People change. Time ticks on and life goes on, so people change. Sometimes they’re tested to new extremes. Sometimes old wounds are ripped open. And we all respond differently. People break, people fight, people forget, people grow. And we cannot expect others to respond the same way we would. We cannot tell others how to feel. Sometimes all we can do is listen and comfort. Other times all we can do is accept and move on. People change. We change. Try to make the best of it.
When we let go, we free ourselves. When we let go of expectations, we free ourselves of disappointment. When we let go of what people think, we free ourselves of boundaries and limitations. When we let go of our fear of failing, we open ourselves up to memorable and life changing experiences. When we let go of unhealthy relationships, we open ourselves up to self-worth and self-love. Let go of the anchor tying you down to the seabed, and float to the surface. Don’t live in reflections and darkness, but soak up the light and breathe in that fresh gulp of air.
It’s scary to admit when things aren’t working. Sometimes it’s because we live in hope they will get better soon. Sometimes it’s because we know there will be a long journey ahead of us. Sometimes it’s because we have no idea what the future will hold. It can be hard to let go of something we know without knowing what we’re giving it up for. But we all deserve to be happy. And that is out there somewhere. Happiness is the one thing we cannot give up on. There is more out there than we can imagine or ever know. If we’ve tried our best to make things work and they still don’t, be brave enough to walk away from them and venture into new things. Sometimes we have to subtract when things aren’t adding up. You owe it to yourself to try.

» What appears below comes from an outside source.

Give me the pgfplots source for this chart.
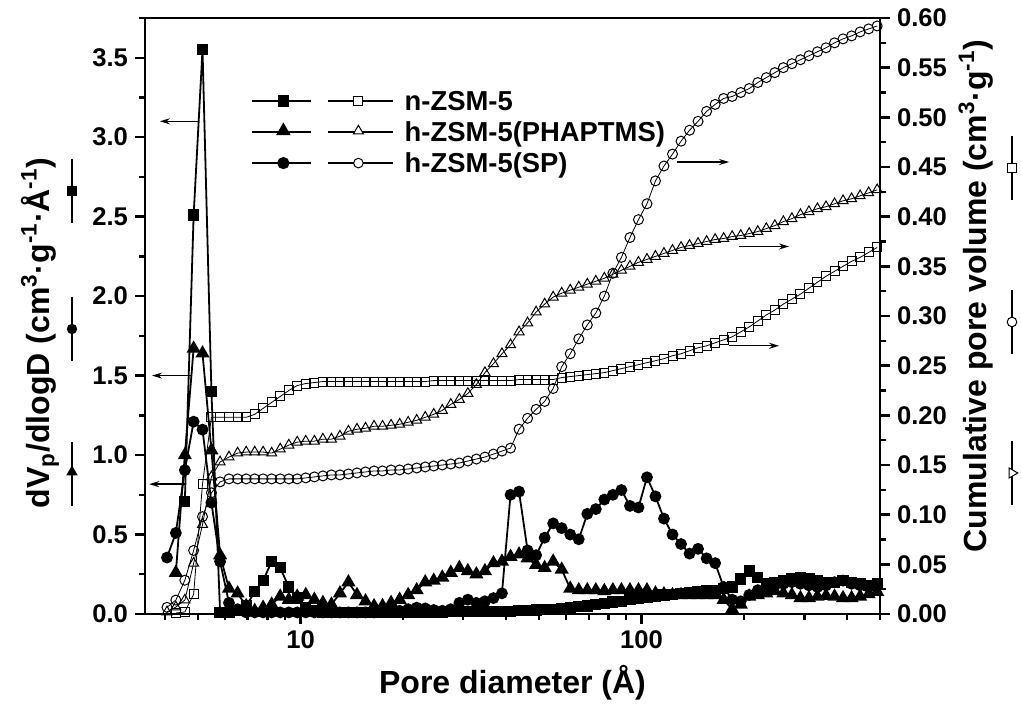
\documentclass[border=0pt]{standalone}
\usepackage{fontspec}
\setmainfont{Liberation Sans}
\usepackage{pgfplots}
\pgfplotsset{compat=1.18}
\usepackage{pgfplotstable}
\usetikzlibrary{arrows.meta}

% BJH pore size distribution: dV/dlogD (filled, left axis) and cumulative volume (open, right axis)
\pgfplotstableread{
D      sq     tri    cir    osq    otri   ocir
4.06   nan    nan    0.355  nan    0.002  0.0067
4.31   nan    0.26   0.51   0.001  0.007  0.014
4.58   0.71   1.00   0.905  0.002  0.014  0.034
4.86   2.51   1.67   1.21   0.020  0.051  0.064
5.16   3.55   1.64   1.16   0.131  0.090  0.098
5.48   1.40   1.03   0.70   0.198  0.138  0.122
5.81   0.01   0.37   0.33   0.198  0.153  0.133
6.17   0.01   0.16   0.07   0.198  0.158  0.136
6.54   0.02   0.13   0.03   0.198  0.162  0.136
6.93   0.05   0.05   0.01   0.198  0.163  0.136
7.34   0.14   0.02   0.01   0.201  0.163  0.136
7.77   0.21   0.04   0.01   0.207  0.163  0.136
8.23   0.33   0.06   0.01   0.213  0.162  0.136
8.72   0.29   0.11   0.01   0.219  0.166  0.136
9.24   0.17   0.09   0.01   0.225  0.170  0.136
9.78   0.10   0.11   0.01   0.230  0.173  0.136
10.36  0.04   0.12   0.01   0.232  0.174  0.137
10.98  0.02   0.09   0.01   0.233  0.174  0.138
11.63  0.01   0.07   0.01   0.234  0.176  0.139
12.32  0.01   0.06   0.01   0.234  0.176  0.140
13.05  0.01   0.13   0.01   0.234  0.179  0.140
13.82  0.01   0.20   0.01   0.234  0.184  0.141
14.64  0.01   0.12   0.01   0.234  0.186  0.142
15.51  0.01   0.08   0.01   0.234  0.187  0.143
16.43  0.01   0.05   0.01   0.234  0.189  0.144
17.40  0.01   0.05   0.015  0.234  0.189  0.144
18.43  0.01   0.07   0.02   0.234  0.190  0.145
19.53  0.01   0.09   0.02   0.234  0.191  0.145
20.68  0.01   0.12   0.03   0.234  0.193  0.146
21.91  0.01   0.15   0.04   0.234  0.195  0.147
23.21  0.01   0.20   0.035  0.234  0.198  0.148
24.58  0.01   0.21   0.025  0.235  0.201  0.149
26.04  0.01   0.23   0.02   0.235  0.205  0.150
27.58  0.015  0.26   0.03   0.235  0.211  0.151
29.22  0.015  0.29   0.07   0.235  0.216  0.152
30.95  0.015  0.27   0.09   0.235  0.222  0.154
32.78  0.015  0.25   0.07   0.235  0.231  0.156
34.73  0.015  0.27   0.08   0.235  0.243  0.158
36.79  0.015  0.32   0.10   0.235  0.252  0.161
38.96  0.015  0.33   0.13   0.235  0.262  0.164
41.28  0.015  0.36   0.75   0.235  0.271  0.167
43.72  0.02   0.375  0.77   0.236  0.284  0.186
46.31  0.02   0.35   0.40   0.236  0.293  0.197
49.06  0.025  0.31   0.37   0.236  0.304  0.206
51.97  0.03   0.29   0.48   0.236  0.312  0.214
55.05  0.03   0.33   0.57   0.236  0.319  0.227
58.31  0.035  0.28   0.54   0.238  0.323  0.249
61.77  0.04   0.16   0.50   0.239  0.326  0.262
65.43  0.045  0.15   0.47   0.240  0.329  0.277
69.31  0.05   0.15   0.63   0.241  0.332  0.291
73.42  0.06   0.15   0.66   0.242  0.335  0.303
77.77  0.065  0.145  0.72   0.243  0.338  0.320
82.38  0.075  0.15   0.75   0.245  0.342  0.343
87.26  0.08   0.15   0.78   0.247  0.346  0.359
92.43  0.09   0.15   0.68   0.249  0.350  0.379
97.91  0.10   0.15   0.67   0.251  0.354  0.397
103.7  0.105  0.15   0.86   0.253  0.357  0.413
109.8  0.11   0.13   0.74   0.255  0.360  0.436
116.3  0.12   0.125  0.60   0.257  0.363  0.451
123.2  0.125  0.12   0.50   0.260  0.366  0.463
130.5  0.13   0.12   0.44   0.262  0.369  0.476
138.2  0.135  0.12   0.38   0.265  0.371  0.487
146.4  0.14   0.12   0.41   0.268  0.373  0.496
155.1  0.145  0.12   0.35   0.270  0.375  0.506
164.3  0.15   0.12   0.32   0.273  0.377  0.513
174.0  0.16   0.09   0.17   0.276  0.378  0.519
184.3  0.17   0.03   0.09   0.279  0.380  0.521
195.3  0.22   0.06   0.08   0.284  0.381  0.525
206.8  0.27   0.11   0.12   0.289  0.383  0.529
219.1  0.23   0.12   0.15   0.295  0.385  0.535
232.1  0.19   0.13   0.17   0.301  0.388  0.540
245.8  0.20   0.145  0.18   0.306  0.391  0.545
260.4  0.21   0.13   0.19   0.312  0.395  0.550
275.8  0.22   0.12   0.20   0.317  0.398  0.554
292.2  0.23   0.10   0.19   0.322  0.402  0.558
309.5  0.225  0.10   0.18   0.328  0.405  0.562
327.8  0.21   0.11   0.17   0.334  0.408  0.566
347.3  0.20   0.115  0.18   0.340  0.410  0.570
367.9  0.20   0.11   0.20   0.345  0.413  0.575
389.6  0.21   0.10   0.21   0.350  0.416  0.579
412.7  0.20   0.10   0.19   0.355  0.418  0.582
437.2  0.19   0.11   0.18   0.359  0.421  0.586
463.1  0.18   0.125  0.17   0.364  0.424  0.589
490.5  0.19   0.14   0.18   0.369  0.427  0.592
}\psd

% small key symbols drawn as plain paths (legend and axis-title keys)
\newcommand{\keysq}[2]{\fill[shift={(#1,#2)}] (-2.4pt,-2.4pt) rectangle (2.4pt,2.4pt);}
\newcommand{\keytri}[2]{\fill[shift={(#1,#2)}] (90:3.3pt) -- (210:3.3pt) -- (330:3.3pt) -- cycle;}
\newcommand{\keycir}[2]{\fill[shift={(#1,#2)}] (0pt,0pt) circle (2.6pt);}
\newcommand{\keyosq}[2]{\filldraw[fill=white, line width=0.5pt, shift={(#1,#2)}] (-2.2pt,-2.2pt) rectangle (2.2pt,2.2pt);}
\newcommand{\keyotri}[3]{\filldraw[fill=white, line width=0.5pt, shift={(#1,#2)}, rotate=#3] (90:2.9pt) -- (210:2.9pt) -- (330:2.9pt) -- cycle;}
\newcommand{\keyocir}[2]{\filldraw[fill=white, line width=0.5pt, shift={(#1,#2)}] (0pt,0pt) circle (2.4pt);}

\tikzset{arr/.style={line width=0.7pt, -{Stealth[length=5pt,width=3pt]}}}

\begin{document}
\begin{tikzpicture}
\begin{axis}[name=main,
  scale only axis, width=367.5pt, height=298pt,
  xmode=log, xmin=3.5, xmax=500,
  xtick={10,100}, xticklabels={10,100},
  minor xtick={4,5,6,7,8,9,20,30,40,50,60,70,80,90,200,300,400,500},
  tick align=outside,
  major tick length=5pt, minor tick length=3pt,
  major tick style={line width=1.2pt, black},
  minor tick style={line width=1.2pt, black},
  axis line style={line width=1.2pt},
  tick label style={font=\fontsize{12.8}{14}\selectfont\bfseries},
  /pgf/number format/assume math mode=true,
  label style={font=\fontsize{16}{18}\selectfont\bfseries},
  clip mode=individual,
  ymin=0, ymax=3.75,
  ytick={0,0.5,1,1.5,2,2.5,3,3.5},
  minor ytick={0.25,0.75,1.25,1.75,2.25,2.75,3.25,3.75},
  yticklabel style={/pgf/number format/.cd, fixed, fixed zerofill, precision=1},
  ytick pos=left, xtick pos=left,
  xlabel={Pore diameter (Å)},
  xlabel style={at={(axis description cs:0.5,-0.1326)}, anchor=base},
  ylabel={dV\textsubscript{p}/dlogD (cm\textsuperscript{3}·g\textsuperscript{-1}·Å\textsuperscript{-1})},
  ylabel style={at={(axis description cs:-0.1429,0.4715)}, anchor=center},
  legend cell align=left,
  legend style={draw=none, fill=none, inner sep=0pt,
    at={(axis description cs:0.1438,0.8797)}, anchor=north west,
    row sep=4.5pt,
    font=\fontsize{13.7}{15}\selectfont\bfseries,
    nodes={inner sep=0pt, text height=10pt, text depth=1pt},
    /tikz/every odd column/.append style={column sep=5pt}},
]
\addplot[black, line width=0.9pt, mark=square*, mark size=2.35pt,
  mark options={solid, fill=black},
  legend image code/.code={
      \draw[line width=1.3pt] (0pt,0pt) -- (29.5pt,0pt);
      \keysq{15.5pt}{0pt}
      \draw[line width=1pt] (38pt,0pt) -- (70.5pt,0pt);
      \keyosq{53pt}{0pt}}]
  table[x=D, y=sq] {\psd};
\addlegendentry{n-ZSM-5}
\addplot[black, line width=0.9pt, mark=triangle*, mark size=3.2pt,
  mark options={solid, fill=black},
  legend image code/.code={
      \draw[line width=1.3pt] (0pt,0pt) -- (29.5pt,0pt);
      \keytri{15.5pt}{0.6pt}
      \draw[line width=1.3pt] (38pt,0pt) -- (70.5pt,0pt);
      \keyotri{53pt}{0.5pt}{0}}]
  table[x=D, y=tri] {\psd};
\addlegendentry{h-ZSM-5(PHAPTMS)}
\addplot[black, line width=0.9pt, mark=*, mark size=2.5pt,
  mark options={solid, fill=black},
  legend image code/.code={
      \draw[line width=1.3pt] (0pt,0pt) -- (29.5pt,0pt);
      \keycir{15.5pt}{0pt}
      \draw[line width=1pt] (38pt,0pt) -- (70.5pt,0pt);
      \keyocir{53pt}{0pt}}]
  table[x=D, y=cir] {\psd};
\addlegendentry{h-ZSM-5(SP)}
\draw[arr] (axis cs:5.05,3.10) -- (axis cs:3.87,3.10);
\draw[arr] (axis cs:4.77,1.50) -- (axis cs:3.67,1.50);
\draw[arr] (axis cs:4.61,0.817) -- (axis cs:3.60,0.817);
\end{axis}

\begin{axis}[
  scale only axis, width=367.5pt, height=298pt,
  xmode=log, xmin=3.5, xmax=500,
  hide x axis, axis y line*=right,
  tick align=outside,
  major tick length=5pt, minor tick length=3pt,
  major tick style={line width=1.2pt, black},
  minor tick style={line width=1.2pt, black},
  axis line style={line width=1.2pt},
  tick label style={font=\fontsize{12.8}{14}\selectfont\bfseries},
  /pgf/number format/assume math mode=true,
  label style={font=\fontsize{16}{18}\selectfont\bfseries},
  clip mode=individual,
  ymin=0, ymax=0.6,
  ytick={0,0.05,0.1,0.15,0.2,0.25,0.3,0.35,0.4,0.45,0.5,0.55,0.6},
  minor ytick={0.025,0.075,0.125,0.175,0.225,0.275,0.325,0.375,0.425,0.475,0.525,0.575},
  yticklabel style={/pgf/number format/.cd, fixed, fixed zerofill, precision=2},
  ylabel={Cumulative pore volume (cm\textsuperscript{3}·g\textsuperscript{-1})},
  ylabel style={at={(axis description cs:1.1306,0.5336)}, anchor=center},
]
\addplot[black, line width=0.4pt, mark=square, mark size=2.25pt,
  mark options={solid, fill=white, line width=0.5pt}] table[x=D, y=osq] {\psd};
\addplot[black, line width=0.4pt, mark=triangle, mark size=2.9pt,
  mark options={solid, fill=white, line width=0.5pt}] table[x=D, y=otri] {\psd};
\addplot[black, line width=0.4pt, mark=o, mark size=2.5pt,
  mark options={solid, fill=white, line width=0.5pt}] table[x=D, y=ocir] {\psd};
\draw[arr] (axis cs:127.4,0.455) -- (axis cs:180.6,0.455);
\draw[arr] (axis cs:192.8,0.37) -- (axis cs:270.5,0.37);
\draw[arr] (axis cs:180.3,0.27) -- (axis cs:252.9,0.27);
\end{axis}

% series keys beside the axis titles
\begin{scope}[shift={(main.north west)}]
  \draw[line width=1.2pt] (-36.5pt,-70.5pt) -- (-36.5pt,-102.5pt);
  \keysq{-36.5pt}{-86.5pt}
  \draw[line width=1.2pt] (-36.5pt,-139.5pt) -- (-36.5pt,-171.5pt);
  \keycir{-36.5pt}{-155.5pt}
  \draw[line width=1.2pt] (-36.5pt,-212pt) -- (-36.5pt,-244pt);
  \keytri{-36.5pt}{-227pt}
\end{scope}
\begin{scope}[shift={(main.north east)}]
  \draw[line width=0.8pt] (66pt,-59pt) -- (66pt,-91pt);
  \keyosq{66pt}{-75pt}
  \draw[line width=0.8pt] (66pt,-136pt) -- (66pt,-168pt);
  \keyocir{66pt}{-152pt}
  \draw[line width=0.8pt] (66pt,-211.5pt) -- (66pt,-243.5pt);
  \keyotri{66pt}{-227.5pt}{-90}
\end{scope}

\pgfresetboundingbox
\path[use as bounding box] ([shift={(-72.5pt,-45.5pt)}]main.south west) rectangle ([shift={(70.5pt,9pt)}]main.north east);
\end{tikzpicture}
\end{document}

There are times when we feel like we’re drowning. We’re trying to tread water but our body feels heavy and we’re on the verge of letting the waves wash over us. Sometimes we’re giving into those voices inside our heads and other times we’re giving into the voices of others, telling us we’re not good enough. But we need to hold onto whatever has got us this far, whether it’s passion, love, confidence, belief, courage. We need to tune out those voices and play our fight song. Because you are good enough. You are strong. You can do this. You still have it in you. Prove those voices wrong.
Sometimes life is a struggle between knowing when to push on and when to give up. It’s hard to know when it’s the last straw, the last chance or the last attempt. Giving up is perceived as weak, lazy and cowardly. But giving up can also be brave and essential to our happiness. To give up on a bad career, on a relationship that’s going nowhere, or on a path that’s leading us in the wrong direction is admirable. To give up can bring relief, peace and freedom. It can give us back our time, our focus, and our energy. Of course, there are times when we shouldn’t give up. And sometimes we just have to follow our instincts to know what to do. But ultimately, we shouldn’t give up on our own wellbeing. Sometimes that requires some holding on and some letting go. Whichever it is, let it lead you forward.